Тот же часовой, те же Троицкие ворота, за ними — тьма. Прочитав пропуск, часовой гуськом выпускает нас в узкую щель и считает вслух: «Один, другой, третий»… Каждого трогает за плечо. Так слепой циклоп Полифем, боясь упустить Одиссея со спутниками, считал и щупал своих баранов у выхода из пещеры.
Проходим по мосту. Молча идем дальше. Почти всем по пути: на Арбат, на Смоленский бульвар, в Хамовники…
* * *
Рукавишников, плодовитый, но бесвкусный писатель, был родом из нижегородских миллионеров.

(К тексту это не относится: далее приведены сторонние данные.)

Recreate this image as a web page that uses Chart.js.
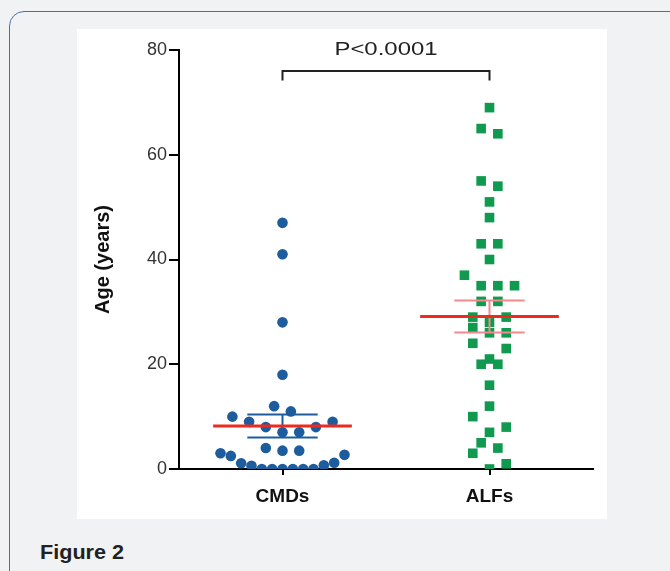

Промотался и пропился он, кажется, еще до революции. Он был женат на бывшей цирковой артистке, очень хорошенькой, чем и объясняется его положение в Кремле. Вскоре Луначарский учредил при Тео новую секцию — цирковую, которую и возглавил госпожей Рукавишниковой. После этого какие-то личности кокаинного типа появились в Тео, а у подъезда, рядом с автомобилем Каменевой, появился парный выезд Рукавишниковой: вороные кони под синей сеткой — из придворных конюшен. Тут же порой стояли просторные розвальни, запряженные не более и не менее, как верблюдом. Это клоун и дрессировщик Владимир Дуров явился заседать тоже.